* Task goal *
Find every line with the string "this" in it, count them, and reply with that count only.

* Records provided *
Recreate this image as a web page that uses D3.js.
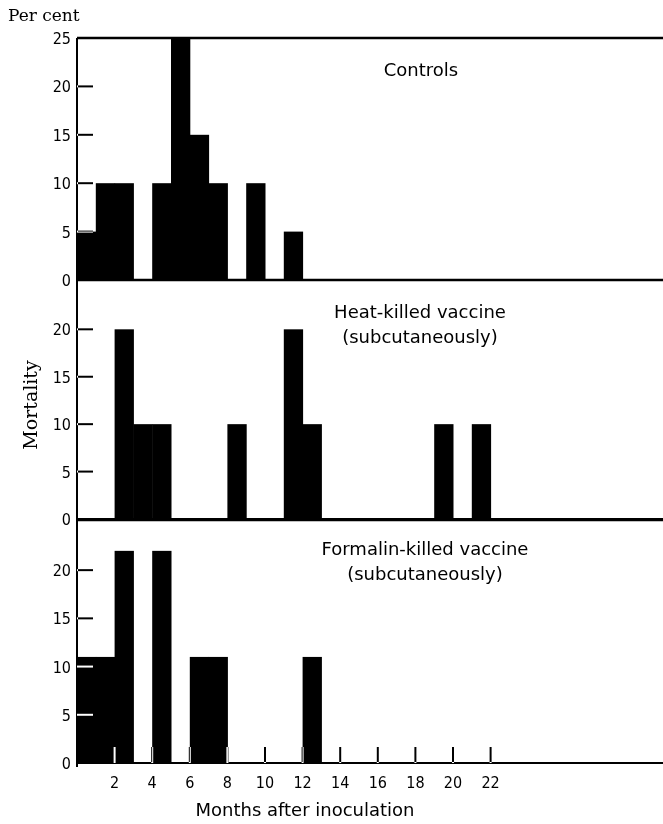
<!DOCTYPE html>
<html>
<head>
<meta charset="utf-8">
<script src="https://cdn.jsdelivr.net/npm/d3@7"></script>
<style>
body { margin: 0; background: #fff; }
svg { display: block; }
text { fill: #000; }
</style>
</head>
<body>
<svg></svg>
<script>
// Chart size
const width = 663;
const height = 824;

// Month bins (start of each one-month interval)
const months = [0,1,2,3,4,5,6,7,8,9,10,11,12,13,14,15,16,17,18,19,20,21,22];

// Mortality in per cent for each month bin
const controls = [5,10,10,0,10,25,15,10,0,10,0,5,0,0,0,0,0,0,0,0,0,0,0];
const heatKilled = [0,0,20,10,10,0,0,0,10,0,0,20,10,0,0,0,0,0,0,10,0,10,0];
const formalinKilled = [11,11,22,0,22,0,11,11,0,0,0,0,11,0,0,0,0,0,0,0,0,0,0];

// Tick labels
const xTicks = [2,4,6,8,10,12,14,16,18,20,22];
const yTicksTop = [0,5,10,15,20,25];
const yTicks = [0,5,10,15,20];

const panelTitles = [["Controls"], ["Heat-killed vaccine", "(subcutaneously)"], ["Formalin-killed vaccine", "(subcutaneously)"]];

const svg = d3.select("svg")
.attr("width", width)
.attr("height", height);

svg.append("rect").attr("width", width).attr("height", height).attr("fill", "#fff");

// Shared x scale (months)
const x = d3.scaleLinear().domain([0, 24]).range([77, 77 + 24 * 18.8]);

// One y scale for each panel
const panels = [
{ values: controls, y: d3.scaleLinear().domain([0, 25]).range([280, 38]), ticks: yTicksTop, title: panelTitles[0], tx: 421, ty: 76 },
{ values: heatKilled, y: d3.scaleLinear().domain([0, 25.2]).range([519, 280]), ticks: yTicks, title: panelTitles[1], tx: 420, ty: 318 },
{ values: formalinKilled, y: d3.scaleLinear().domain([0, 25.2]).range([763, 520]), ticks: yTicks, title: panelTitles[2], tx: 425, ty: 555 }
];

panels.forEach((p, i) => {
const g = svg.append("g");

// Bars
g.selectAll("rect")
.data(months.filter((m, j) => p.values[j] > 0))
.enter()
.append("rect")
.attr("x", d => x(d))
.attr("width", d => x(d + 1) - x(d) + 0.5)
.attr("y", d => p.y(p.values[months.indexOf(d)]))
.attr("height", d => p.y(0) - p.y(p.values[months.indexOf(d)]))
.attr("fill", "#000");

// Top frame line
g.append("line")
.attr("x1", x(0)).attr("x2", width)
.attr("y1", p.y.range()[1]).attr("y2", p.y.range()[1])
.attr("stroke", "#000").attr("stroke-width", 2.5);

// Baseline
g.append("line")
.attr("x1", x(0)).attr("x2", width)
.attr("y1", p.y(0)).attr("y2", p.y(0))
.attr("stroke", "#000").attr("stroke-width", 2.2);

// Left axis line
g.append("line")
.attr("x1", x(0)).attr("x2", x(0))
.attr("y1", p.y.range()[1]).attr("y2", p.y(0) + 4)
.attr("stroke", "#000").attr("stroke-width", 2);

// Inward y ticks (invert over bars)
g.selectAll(".ytick")
.data([5,10,15,20])
.enter()
.append("line")
.attr("x1", x(0)).attr("x2", x(0) + 16)
.attr("y1", d => p.y(d)).attr("y2", d => p.y(d))
.attr("stroke", "#fff").attr("stroke-width", 2)
.style("mix-blend-mode", "difference");

// Y tick labels
g.selectAll(".ylab")
.data(p.ticks)
.enter()
.append("text")
.attr("x", 71)
.attr("y", d => p.y(d) + 6)
.attr("text-anchor", "end")
.attr("font-family", "DejaVu Sans Condensed, DejaVu Sans")
.attr("font-size", 16)
.text(d => d);

// Panel title
g.selectAll(".title")
.data(p.title)
.enter()
.append("text")
.attr("x", p.tx)
.attr("y", (d, k) => p.ty + k * 25)
.attr("text-anchor", "middle")
.attr("font-family", "DejaVu Sans")
.attr("font-size", 18)
.text(d => d);
});

// X ticks and labels on the bottom panel
const bottom = panels[2];
svg.selectAll(".xtick")
.data(xTicks)
.enter()
.append("line")
.attr("x1", d => x(d)).attr("x2", d => x(d))
.attr("y1", bottom.y(0)).attr("y2", bottom.y(0) - 16)
.attr("stroke", "#fff").attr("stroke-width", 2)
.style("mix-blend-mode", "difference");

svg.selectAll(".xlab")
.data(xTicks)
.enter()
.append("text")
.attr("x", d => x(d))
.attr("y", 788)
.attr("text-anchor", "middle")
.attr("font-family", "DejaVu Sans Condensed, DejaVu Sans")
.attr("font-size", 16)
.text(d => d);

// Axis titles
svg.append("text")
.attr("x", 305).attr("y", 816)
.attr("text-anchor", "middle")
.attr("font-family", "DejaVu Sans")
.attr("font-size", 18)
.text("Months after inoculation");

svg.append("text")
.attr("x", 8).attr("y", 21)
.attr("font-family", "DejaVu Serif")
.attr("font-size", 17)
.text("Per cent");

svg.append("text")
.attr("transform", "translate(37,405) rotate(-90)")
.attr("text-anchor", "middle")
.attr("font-family", "DejaVu Serif")
.attr("font-size", 19)
.text("Mortality");
</script>
</body>
</html>
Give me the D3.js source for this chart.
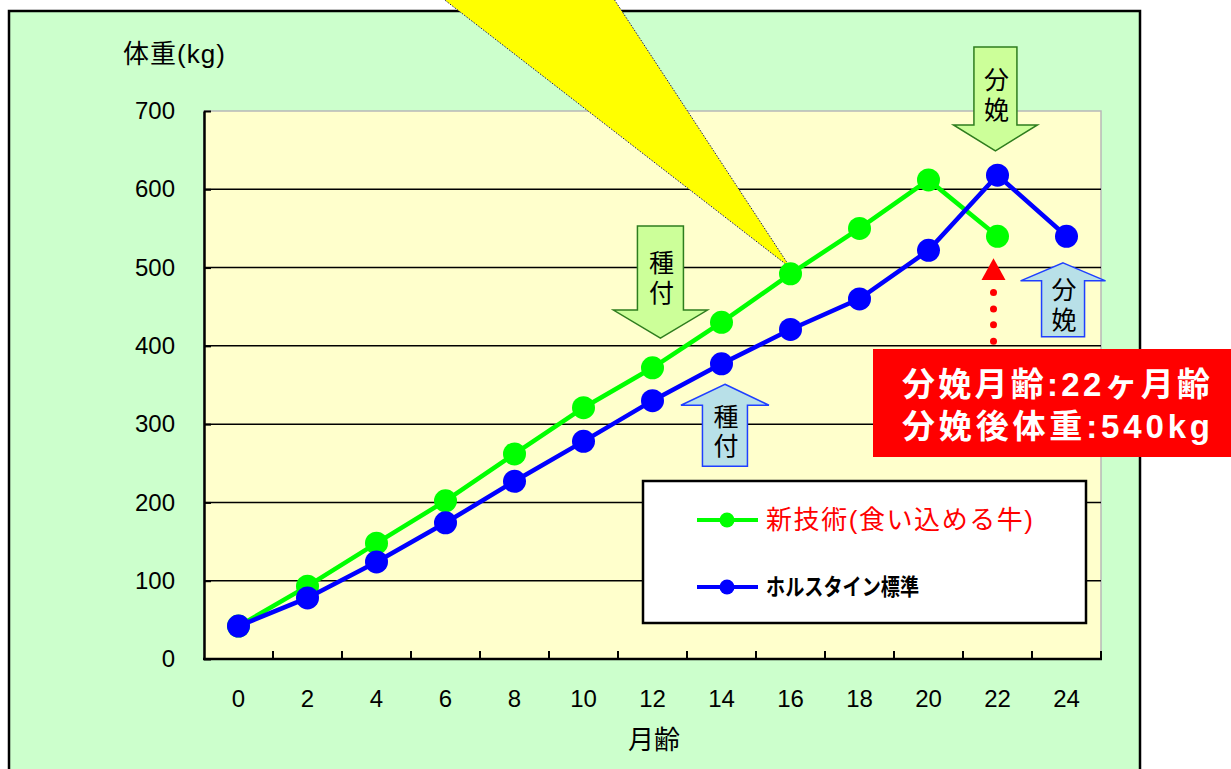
<!DOCTYPE html>
<html>
<head>
<meta charset="utf-8">
<script src="https://cdn.jsdelivr.net/npm/d3@7"></script>
<style>
  html, body { margin: 0; padding: 0; background: #ffffff; }
  svg { display: block; }
</style>
</head>
<body>
<svg id="chart" width="1231" height="769"></svg>
<script>
// ---- data ----
const months = [0, 2, 4, 6, 8, 10, 12, 14, 16, 18, 20, 22, 24];
const newTech = [42, 93, 148, 202, 262, 321, 372, 430, 492, 550, 612, 540, null];
const holstein = [42, 78, 124, 174, 227, 278, 330, 377, 421, 460, 522, 618, 540];
const yTicks = [0, 100, 200, 300, 400, 500, 600, 700];
const seriesNames = ["新技術(食い込める牛)", "ホルスタイン標準"];
const yTitle = "体重(kg)";
const xTitle = "月齢";
const infoLines = ["分娩月齢:22ヶ月齢", "分娩後体重:540kg"];

// annotation arrows: month position, tip value, direction, label offsets from tip
const arrows = [
  { label: ["分", "娩"], m: 21.94, v: 649, dir: "down", kind: "green", len: 104, headH: 26, headW: 42, shaftW: 21.5, lab: [-72, -42] },
  { label: ["種", "付"], m: 12.23, v: 410, dir: "down", kind: "green", len: 112, headH: 28, headW: 47, shaftW: 23, lab: [-76, -46] },
  { label: ["種", "付"], m: 14.1,  v: 351, dir: "up",   kind: "blue",  len: 82,  headH: 21, headW: 44, shaftW: 22.5, lab: [32, 61] },
  { label: ["分", "娩"], m: 23.9,  v: 506, dir: "up",   kind: "blue",  len: 74,  headH: 18, headW: 42.5, shaftW: 21.5, lab: [26, 56] }
];

const svg = d3.select("#chart");
const CJK = "'Liberation Sans', 'Noto Sans CJK JP', sans-serif";
const NUM = "'Liberation Sans', Arial, sans-serif";

// ---- layout ----
const plot = { left: 204, right: 1101, top: 111, bottom: 659 };
const x = d3.scaleBand().domain(months).range([plot.left, plot.right]).padding(0);
const cx = m => plot.left + x.bandwidth() * (m / 2 + 0.5);
const y = d3.scaleLinear().domain([0, 700]).range([plot.bottom, plot.top]);

// outer green panel
svg.append("rect").attr("x", 9).attr("y", 11).attr("width", 1131).attr("height", 800)
  .attr("fill", "#CCFFCC").attr("stroke", "#000").attr("stroke-width", 2.5);

// plot background
svg.append("rect").attr("x", plot.left).attr("y", plot.top)
  .attr("width", plot.right - plot.left).attr("height", plot.bottom - plot.top)
  .attr("fill", "#FFFFCC").attr("stroke", "#B8B8B8").attr("stroke-width", 1.5);

// gridlines
svg.append("g").selectAll("line").data(yTicks.filter(t => t > 0 && t < 700)).join("line")
  .attr("x1", plot.left).attr("x2", plot.right)
  .attr("y1", d => y(d)).attr("y2", d => y(d))
  .attr("stroke", "#000").attr("stroke-width", 1.5);

// y axis
const yAxis = svg.append("g").attr("transform", `translate(${plot.left},0)`)
  .call(d3.axisLeft(y).tickValues(yTicks).tickSize(-7).tickPadding(29).tickSizeOuter(0));
yAxis.select(".domain").attr("stroke", "#000").attr("stroke-width", 2.5);
yAxis.selectAll(".tick line").attr("stroke", "#000").attr("stroke-width", 2);
yAxis.selectAll("text").attr("font-family", NUM)
  .attr("font-size", 24).attr("fill", "#000");

// x axis (labels at category centers, ticks on boundaries)
const xAxis = svg.append("g").attr("transform", `translate(0,${plot.bottom})`)
  .call(d3.axisBottom(x).tickSize(0).tickPadding(31));
xAxis.select(".domain").remove();
xAxis.selectAll("text").attr("font-family", NUM)
  .attr("font-size", 24).attr("fill", "#000");
const boundaries = months.slice(1).map(m => x(m)).concat([plot.right]);
svg.append("g").selectAll("line").data(boundaries).join("line")
  .attr("x1", d => d).attr("x2", d => d)
  .attr("y1", plot.bottom).attr("y2", plot.bottom - 8)
  .attr("stroke", "#000").attr("stroke-width", 2);
svg.append("line").attr("x1", plot.left - 1).attr("x2", plot.right + 1)
  .attr("y1", plot.bottom).attr("y2", plot.bottom)
  .attr("stroke", "#000").attr("stroke-width", 2.5);

// titles
svg.append("text").attr("x", 123).attr("y", 63).attr("font-family", CJK)
  .attr("font-size", 26).attr("fill", "#000")
  .attr("textLength", 102).attr("lengthAdjust", "spacing").text(yTitle);
svg.append("text").attr("x", 654).attr("y", 749).attr("text-anchor", "middle")
  .attr("font-family", CJK).attr("font-size", 26).attr("fill", "#000").text(xTitle);

// yellow callout pointing at month 16 point
const calloutTip = [cx(16), y(newTech[8]) - 6];
svg.append("polygon")
  .attr("points", [[calloutTip[0] - 346 * 1.1, calloutTip[1] - 268 * 1.1], [calloutTip[0] - 176 * 1.1, calloutTip[1] - 268 * 1.1], calloutTip].map(p => p.join(",")).join(" "))
  .attr("fill", "#FFFF00").attr("stroke", "#1a1a66").attr("stroke-width", 1).attr("stroke-dasharray", "1.5,1.5");

// arrows
function arrowPath(a) {
  const tx = cx(a.m), ty = y(a.v);
  const s = a.dir === "down" ? -1 : 1; // direction from tip toward tail
  const hb = ty + s * a.headH, tail = ty + s * a.len;
  return [[tx, ty], [tx + a.headW, hb], [tx + a.shaftW, hb], [tx + a.shaftW, tail],
          [tx - a.shaftW, tail], [tx - a.shaftW, hb], [tx - a.headW, hb]];
}
const arrowG = svg.append("g");
arrows.forEach(a => {
  const pts = arrowPath(a);
  arrowG.append("polygon").attr("points", pts.map(p => p.join(",")).join(" "))
    .attr("fill", a.kind === "green" ? "#CCFF99" : "#B8E0E8")
    .attr("stroke", a.kind === "green" ? "#2E7D1E" : "#1F3FFF").attr("stroke-width", 1.5);
  const tx = cx(a.m), ty = y(a.v);
  const t = arrowG.append("text").attr("text-anchor", "middle").attr("font-family", CJK)
    .attr("font-size", 25).attr("fill", "#000");
  a.label.forEach((ch, i) => {
    t.append("tspan").attr("x", tx + 1).attr("y", ty + a.lab[i] + 10).text(ch);
  });
});

// red marker under green 22-month point
const rx = cx(22) - 4;
svg.append("polygon")
  .attr("points", [[rx, y(512)], [rx + 12, y(484)], [rx - 12, y(484)]].map(p => p.join(",")).join(" "))
  .attr("fill", "#FF0000");
svg.append("g").selectAll("circle").data([468, 447, 427, 406]).join("circle")
  .attr("cx", rx).attr("cy", d => y(d)).attr("r", 3.5).attr("fill", "#FF0000");

// series
const series = [
  { name: seriesNames[0], values: newTech, color: "#00FF00" },
  { name: seriesNames[1], values: holstein, color: "#0000FF" }
];
const line = d3.line().defined(d => d.v != null).x(d => cx(d.m)).y(d => y(d.v));
series.forEach(s => {
  const pts = months.map((m, i) => ({ m, v: s.values[i] }));
  svg.append("path").datum(pts).attr("d", line).attr("fill", "none")
    .attr("stroke", s.color).attr("stroke-width", 4.5);
  svg.append("g").selectAll("circle").data(pts.filter(d => d.v != null)).join("circle")
    .attr("cx", d => cx(d.m)).attr("cy", d => y(d.v)).attr("r", 11.5).attr("fill", s.color);
});

// legend
const lg = svg.append("g");
lg.append("rect").attr("x", 643).attr("y", 481).attr("width", 443).attr("height", 142)
  .attr("fill", "#fff").attr("stroke", "#000").attr("stroke-width", 2.5);
series.forEach((s, i) => {
  const ly = 520 + i * 67;
  lg.append("line").attr("x1", 697).attr("x2", 758).attr("y1", ly).attr("y2", ly)
    .attr("stroke", s.color).attr("stroke-width", 4);
  lg.append("circle").attr("cx", 727).attr("cy", ly).attr("r", 7.5).attr("fill", s.color);
  lg.append("text").attr("x", 766).attr("y", ly + (i === 0 ? 9 : 8))
    .attr("font-family", CJK)
    .attr("font-size", i === 0 ? 26 : 23).attr("font-weight", i === 0 ? 400 : 700)
    .attr("textLength", i === 0 ? 267 : 153)
    .attr("lengthAdjust", i === 0 ? "spacing" : "spacingAndGlyphs")
    .attr("fill", i === 0 ? "#FF0000" : "#000").text(s.name);
});

// red info box
svg.append("rect").attr("x", 873).attr("y", 349).attr("width", 360).attr("height", 108)
  .attr("fill", "#FF0000");
infoLines.forEach((t, i) => {
  svg.append("text").attr("x", 902).attr("y", 396 + i * 42)
    .attr("font-family", CJK).attr("font-size", 33).attr("font-weight", 700)
    .attr("textLength", 308).attr("lengthAdjust", "spacing")
    .attr("fill", "#fff").text(t);
});
</script>
</body>
</html>
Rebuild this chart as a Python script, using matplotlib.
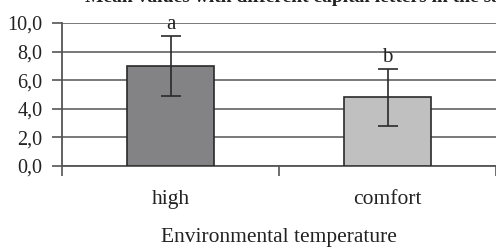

* Result of the task *
3